## [Goal]
Locate every line that holds the string "recreates" and copy it.

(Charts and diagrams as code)
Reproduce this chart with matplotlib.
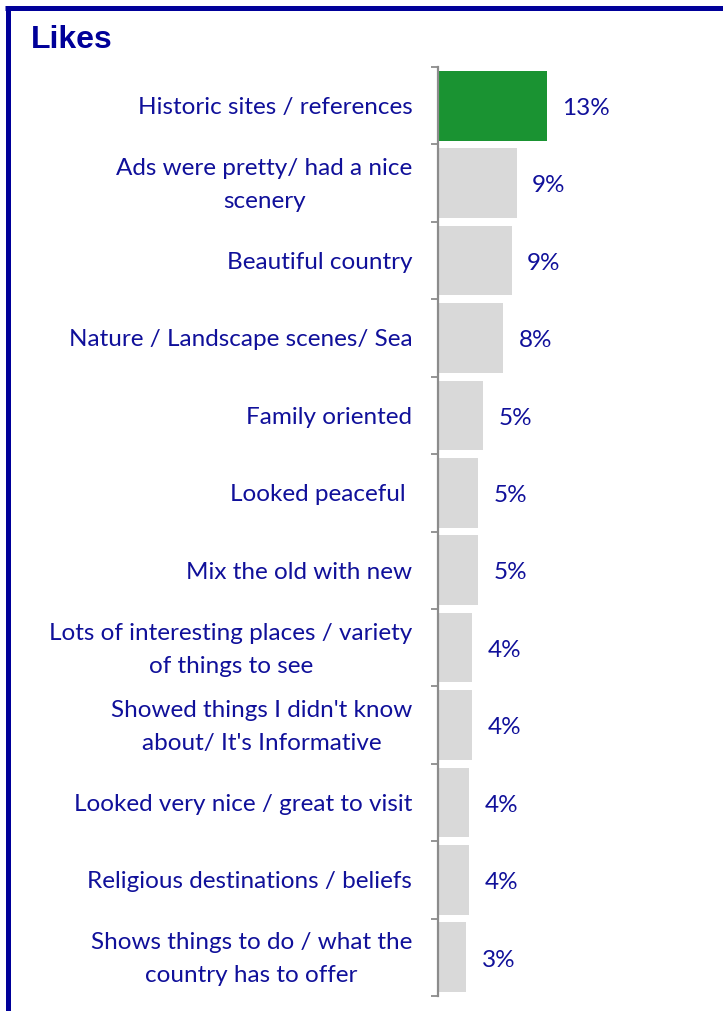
import matplotlib
matplotlib.use("Agg")
import matplotlib.pyplot as plt
from matplotlib.lines import Line2D

categories = [
    "Historic sites / references",
    "Ads were pretty/ had a nice\nscenery",
    "Beautiful country",
    "Nature / Landscape scenes/ Sea",
    "Family oriented",
    "Looked peaceful ",
    "Mix the old with new",
    "Lots of interesting places / variety\nof things to see",
    "Showed things I didn't know\nabout/ It's Informative",
    "Looked very nice / great to visit",
    "Religious destinations / beliefs",
    "Shows things to do / what the\ncountry has to offer",
]
values = [13.0, 9.4, 8.8, 7.8, 5.4, 4.8, 4.8, 4.1, 4.1, 3.7, 3.7, 3.4]
value_labels = ["13%", "9%", "9%", "8%", "5%", "5%", "5%", "4%", "4%", "4%", "4%", "3%"]
highlight = [True] + [False] * 11
title = "Likes"

TEXT = "#10109a"
BORDER = "#000099"
GREEN = "#1a9332"
GREY = "#d9d9d9"
SPINE = "#8c8c8c"

W, H = 723, 1011
fig = plt.figure(figsize=(W / 100, H / 100), dpi=100)

ax_left = 438 / W
px_per = 8.38
xmax = 30
ax_w = xmax * px_per / W
ax_top = 67
ax_bot = 996
ax = fig.add_axes([ax_left, 1 - ax_bot / H, ax_w, (ax_bot - ax_top) / H])

n = len(categories)
ypos = list(range(n))
colors = [GREEN if h else GREY for h in highlight]
ax.barh(ypos, values, height=0.9, color=colors, edgecolor="none")
ax.set_ylim(n - 0.5, -0.5)
ax.set_xlim(0, xmax)

FS = 17.5
for y, v, lab in zip(ypos, values, value_labels):
    ax.annotate(lab, (v, y), xytext=(11, -2), textcoords="offset points",
                ha="left", va="center", fontsize=FS, color=TEXT, family="Lato")

# category labels
for y, cat in zip(ypos, categories):
    multi = "\n" in cat
    ax.annotate(cat, xy=(0, y), xycoords=ax.get_yaxis_transform(),
                xytext=(-18.5, -1.5 if multi else 0), textcoords="offset points",
                ha="right", va="center" if multi else "center_baseline",
                multialignment="center", linespacing=1.72,
                fontsize=FS, color=TEXT, family="Lato")

ax.set_yticks([])
ax.set_yticks([i - 0.5 for i in range(n + 1)], minor=True)
ax.tick_params(axis="y", which="minor", length=5, width=1.3, color=SPINE, direction="out")
ax.set_xticks([])
for s in ["top", "right", "bottom"]:
    ax.spines[s].set_visible(False)
ax.spines["left"].set_color(SPINE)
ax.spines["left"].set_linewidth(1.6)
ax.set_facecolor("none")

# title
fig.text(31 / W, 1 - 48 / H, title, fontsize=23, fontweight="bold", color=BORDER,
         family="Liberation Sans", ha="left", va="baseline")

# border (top and left)
fig.add_artist(Line2D([7.5 / W, 7.5 / W], [0, 1 - 7.5 / H], color=BORDER, lw=3.6,
                      transform=fig.transFigure, solid_capstyle="butt"))
fig.add_artist(Line2D([5 / W, 1], [1 - 7.5 / H, 1 - 7.5 / H], color=BORDER, lw=3.6,
                      transform=fig.transFigure, solid_capstyle="butt"))

fig.savefig("out.png", dpi=100)
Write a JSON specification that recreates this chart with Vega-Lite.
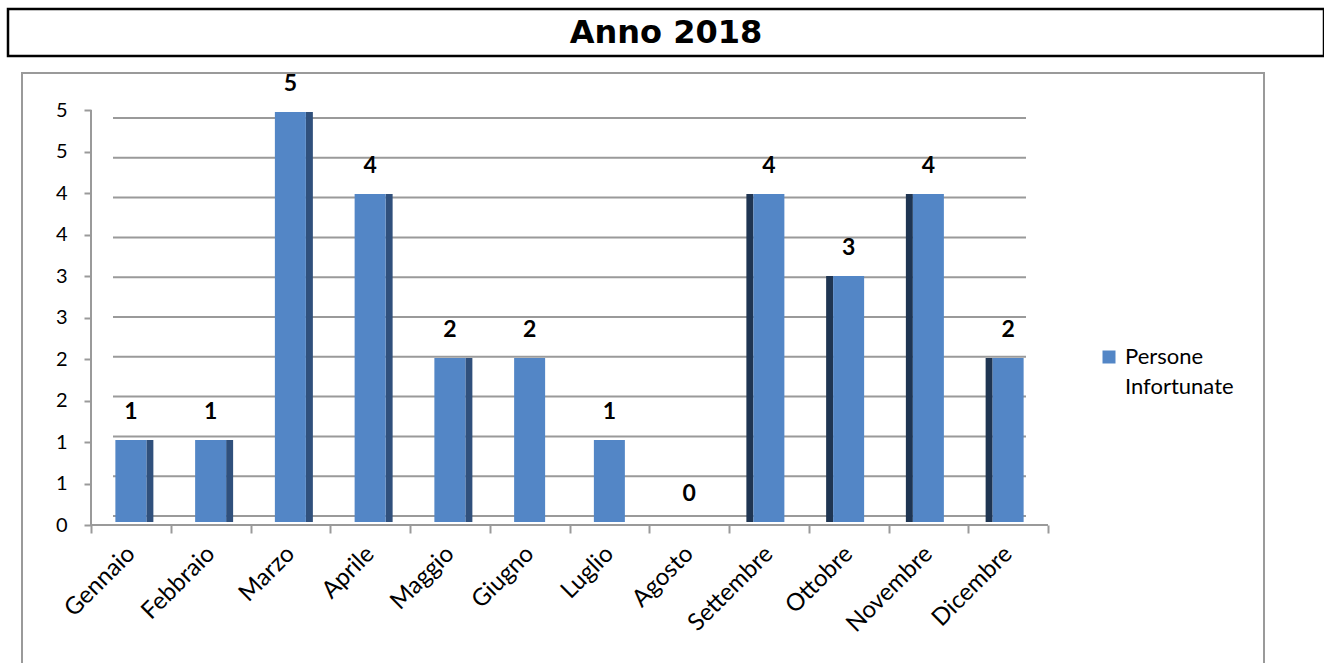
{
  "$schema": "https://vega.github.io/schema/vega-lite/v6.json",
  "background": "white",
  "padding": {"left": 6, "top": 7, "right": 0, "bottom": 0},
  "spacing": 13,
  "config": {
    "font": "Lato",
    "axis": {"labelFont": "Lato", "labelColor": "#000000"},
    "legend": {"labelFont": "Lato", "labelColor": "#000000"},
    "style": {"guide-label": {"lineHeight": 30}}
  },
  "vconcat": [
    {
      "width": 1316,
      "height": 47,
      "view": {"stroke": "#000000", "strokeWidth": 2.5},
      "data": {"values": [{"titolo": "Anno 2018"}]},
      "mark": {"type": "text", "font": "DejaVu Sans", "fontWeight": "bold", "fontSize": 32, "baseline": "alphabetic", "align": "center", "dy": 10, "color": "#000000"},
      "encoding": {"text": {"field": "titolo", "type": "nominal"}}
    },
    {
      "spacing": 0,
      "hconcat": [
        {
          "width": 4,
          "height": 1,
          "view": {"stroke": null},
          "data": {"values": [{"t": 0}]},
          "mark": {"type": "point", "opacity": 0, "size": 1},
          "encoding": {}
        },
        {
          "width": 1242,
          "height": 620,
          "view": {"stroke": "#9a9a9a", "strokeWidth": 2},
          "data": {
            "values": [
              {"mese": "Gennaio", "valore": 1, "serie": "Persone Infortunate"},
              {"mese": "Febbraio", "valore": 1, "serie": "Persone Infortunate"},
              {"mese": "Marzo", "valore": 5, "serie": "Persone Infortunate"},
              {"mese": "Aprile", "valore": 4, "serie": "Persone Infortunate"},
              {"mese": "Maggio", "valore": 2, "serie": "Persone Infortunate"},
              {"mese": "Giugno", "valore": 2, "serie": "Persone Infortunate"},
              {"mese": "Luglio", "valore": 1, "serie": "Persone Infortunate"},
              {"mese": "Agosto", "valore": 0, "serie": "Persone Infortunate"},
              {"mese": "Settembre", "valore": 4, "serie": "Persone Infortunate"},
              {"mese": "Ottobre", "valore": 3, "serie": "Persone Infortunate"},
              {"mese": "Novembre", "valore": 4, "serie": "Persone Infortunate"},
              {"mese": "Dicembre", "valore": 2, "serie": "Persone Infortunate"}
            ]
          },
          "resolve": {"scale": {"y": "independent"}, "axis": {"y": "independent"}},
          "layer": [
            {
              "data": {"values": [{"g": 0}, {"g": 0.5}, {"g": 1}, {"g": 1.5}, {"g": 2}, {"g": 2.5}, {"g": 3}, {"g": 3.5}, {"g": 4}, {"g": 4.5}, {"g": 5}]},
              "mark": {"type": "rule", "color": "#9a9a9a", "strokeWidth": 2, "xOffset": 22, "x2Offset": -22},
              "encoding": {
                "x": {"datum": "Gennaio", "type": "nominal", "bandPosition": 0,
                  "scale": {"type": "band", "domain": ["Gennaio", "Febbraio", "Marzo", "Aprile", "Maggio", "Giugno", "Luglio", "Agosto", "Settembre", "Ottobre", "Novembre", "Dicembre"], "paddingInner": 0, "paddingOuter": 0, "range": [69, 1026]}},
                "x2": {"datum": "Dicembre", "bandPosition": 1},
                "y": {"field": "g", "type": "quantitative", "scale": {"domain": [-2.2236, 5.5653], "nice": false, "zero": false}, "axis": null}
              }
            },
            {
              "data": {"values": [{"a": 0, "b": 5}]},
              "mark": {"type": "rule", "color": "#9a9a9a", "strokeWidth": 2},
              "encoding": {
                "x": {"datum": "Gennaio", "type": "nominal", "bandPosition": 0,
                  "scale": {"type": "band", "domain": ["Gennaio", "Febbraio", "Marzo", "Aprile", "Maggio", "Giugno", "Luglio", "Agosto", "Settembre", "Ottobre", "Novembre", "Dicembre"], "paddingInner": 0, "paddingOuter": 0, "range": [69, 1026]}},
                "y": {"field": "a", "type": "quantitative",
                  "scale": {"domain": [-2.0241, 5.4458], "nice": false, "zero": false},
                  "axis": {"orient": "left", "offset": -69, "domain": false, "grid": false, "values": [0, 0.5, 1, 1.5, 2, 2.5, 3, 3.5, 4, 4.5, 5], "format": ".0f", "tickSize": 7, "tickColor": "#9a9a9a", "tickWidth": 2, "labelPadding": 17, "labelFontSize": 20, "title": null}},
                "y2": {"field": "b"}
              }
            },
            {
              "data": {"values": [{"a": 0}]},
              "mark": {"type": "rule", "color": "#9a9a9a", "strokeWidth": 2},
              "encoding": {
                "x": {"datum": "Gennaio", "type": "nominal", "bandPosition": 0,
                  "scale": {"type": "band", "domain": ["Gennaio", "Febbraio", "Marzo", "Aprile", "Maggio", "Giugno", "Luglio", "Agosto", "Settembre", "Ottobre", "Novembre", "Dicembre"], "paddingInner": 0, "paddingOuter": 0, "range": [69, 1026]}},
                "x2": {"datum": "Dicembre", "bandPosition": 1},
                "y": {"field": "a", "type": "quantitative", "scale": {"domain": [-2.0241, 5.4458], "nice": false, "zero": false}, "axis": null}
              }
            },
            {
              "transform": [{"filter": {"field": "mese", "oneOf": ["Gennaio", "Febbraio", "Marzo", "Aprile", "Maggio"]}}],
              "mark": {"type": "bar", "width": 7, "xOffset": 19, "color": "#30507c"},
              "encoding": {
                "x": {"field": "mese", "type": "nominal",
                  "scale": {"type": "band", "domain": ["Gennaio", "Febbraio", "Marzo", "Aprile", "Maggio", "Giugno", "Luglio", "Agosto", "Settembre", "Ottobre", "Novembre", "Dicembre"], "paddingInner": 0, "paddingOuter": 0, "range": [69, 1026]}},
                "y": {"field": "valore", "type": "quantitative", "scale": {"domain": [-2.0854, 5.4756], "nice": false, "zero": false}, "axis": null},
                "y2": {"datum": 0}
              }
            },
            {
              "transform": [{"filter": {"field": "mese", "oneOf": ["Settembre", "Ottobre", "Novembre", "Dicembre"]}}],
              "mark": {"type": "bar", "width": 7, "xOffset": -19, "color": "#1f3552"},
              "encoding": {
                "x": {"field": "mese", "type": "nominal",
                  "scale": {"type": "band", "domain": ["Gennaio", "Febbraio", "Marzo", "Aprile", "Maggio", "Giugno", "Luglio", "Agosto", "Settembre", "Ottobre", "Novembre", "Dicembre"], "paddingInner": 0, "paddingOuter": 0, "range": [69, 1026]}},
                "y": {"field": "valore", "type": "quantitative", "scale": {"domain": [-2.0854, 5.4756], "nice": false, "zero": false}, "axis": null},
                "y2": {"datum": 0}
              }
            },
            {
              "mark": {"type": "bar", "width": 31},
              "encoding": {
                "x": {"field": "mese", "type": "nominal",
                  "scale": {"type": "band", "domain": ["Gennaio", "Febbraio", "Marzo", "Aprile", "Maggio", "Giugno", "Luglio", "Agosto", "Settembre", "Ottobre", "Novembre", "Dicembre"], "paddingInner": 0, "paddingOuter": 0, "range": [69, 1026]},
                  "axis": {"orient": "bottom", "offset": -168, "domain": false, "tickBand": "extent", "tickSize": 8, "tickColor": "#9a9a9a", "tickWidth": 2, "labelAngle": -45, "labelFontSize": 24, "labelPadding": 17, "title": null}},
                "y": {"field": "valore", "type": "quantitative", "scale": {"domain": [-2.0854, 5.4756], "nice": false, "zero": false}, "axis": null},
                "y2": {"datum": 0},
                "color": {"field": "serie", "type": "nominal", "scale": {"range": ["#5386c6"]},
                  "legend": {"orient": "none", "legendX": 1090, "legendY": 337, "title": null, "symbolType": "square", "symbolSize": 169, "symbolStrokeWidth": 0, "labelFontSize": 22, "labelOffset": 5, "labelExpr": "['Persone', 'Infortunate']"}}
              }
            },
            {
              "mark": {"type": "text", "font": "Lato", "fontWeight": "bold", "fontSize": 23, "baseline": "alphabetic", "dy": -21, "color": "#000000"},
              "encoding": {
                "x": {"field": "mese", "type": "nominal",
                  "scale": {"type": "band", "domain": ["Gennaio", "Febbraio", "Marzo", "Aprile", "Maggio", "Giugno", "Luglio", "Agosto", "Settembre", "Ottobre", "Novembre", "Dicembre"], "paddingInner": 0, "paddingOuter": 0, "range": [69, 1026]}},
                "y": {"field": "valore", "type": "quantitative", "scale": {"domain": [-2.0854, 5.4756], "nice": false, "zero": false}, "axis": null},
                "text": {"field": "valore", "type": "quantitative"}
              }
            }
          ]
        }
      ]
    }
  ]
}
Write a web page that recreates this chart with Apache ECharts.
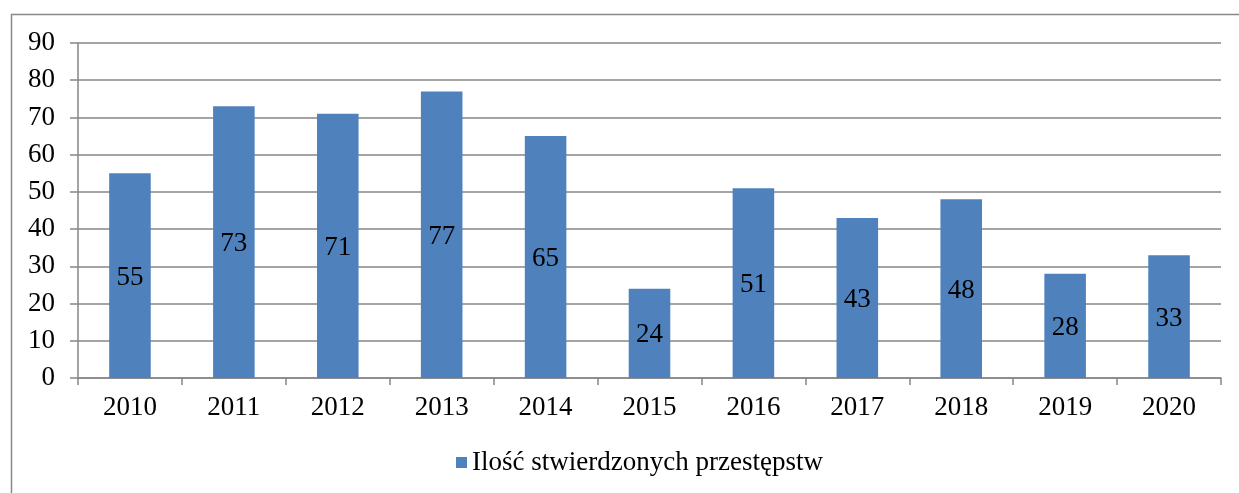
<!DOCTYPE html>
<html>
<head>
<meta charset="utf-8">
<script src="https://cdn.jsdelivr.net/npm/echarts@6/dist/echarts.min.js"></script>
<style>
html,body{margin:0;padding:0;background:#fff;}
#chart{width:1239px;height:493px;}
</style>
</head>
<body>
<div id="chart"></div>
<script>
var years = ['2010','2011','2012','2013','2014','2015','2016','2017','2018','2019','2020'];
var przestepstwa = [55, 73, 71, 77, 65, 24, 51, 43, 48, 28, 33];
var seriesName = 'Ilość stwierdzonych przestępstw';

var myChart = echarts.init(document.getElementById('chart'));
var font = '"Liberation Serif", "Times New Roman", serif';
var option = {
	animation: false,
	textStyle: { fontFamily: font },
	graphic: [
		{
			type: 'rect',
			shape: { x: 11.5, y: 14.5, width: 1260, height: 520 },
			style: { fill: 'none', stroke: '#888', lineWidth: 1.5 },
			silent: true
		}
	],
	grid: {
		left: 78,
		right: 18,
		top: 43,
		bottom: 115
	},
	legend: {
		bottom: 12,
		left: 451,
		itemWidth: 11,
		itemHeight: 11,
		itemGap: 6,
		icon: 'rect',
		textStyle: { fontFamily: font, fontSize: 27, color: '#000' },
		data: [seriesName]
	},
	xAxis: {
		type: 'category',
		data: years,
		axisLine: { lineStyle: { color: '#868686', width: 1.5 } },
		axisTick: { show: true, length: 7, lineStyle: { color: '#868686', width: 1.5 } },
		axisLabel: { color: '#000', fontSize: 27, fontFamily: font, margin: 16 }
	},
	yAxis: {
		type: 'value',
		min: 0,
		max: 90,
		interval: 10,
		axisLine: { show: true, lineStyle: { color: '#868686', width: 1.5 } },
		axisTick: { show: true, length: 8, lineStyle: { color: '#868686', width: 1.5 } },
		axisLabel: { color: '#000', fontSize: 27, fontFamily: font, margin: 23 },
		splitLine: { lineStyle: { color: '#868686', width: 1.5 } }
	},
	series: [
		{
			name: seriesName,
			type: 'bar',
			barWidth: '40%',
			data: przestepstwa,
			itemStyle: { color: '#4F81BD' },
			label: {
				show: true,
				position: 'inside',
				offset: [0, 2],
				color: '#000',
				fontSize: 27,
				fontFamily: font
			}
		}
	]
};
myChart.setOption(option, true);
</script>
</body>
</html>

## [Correct output]
Write a JSON specification that recreates this chart with Vega-Lite.
Write a web page that recreates this chart with Apache ECharts.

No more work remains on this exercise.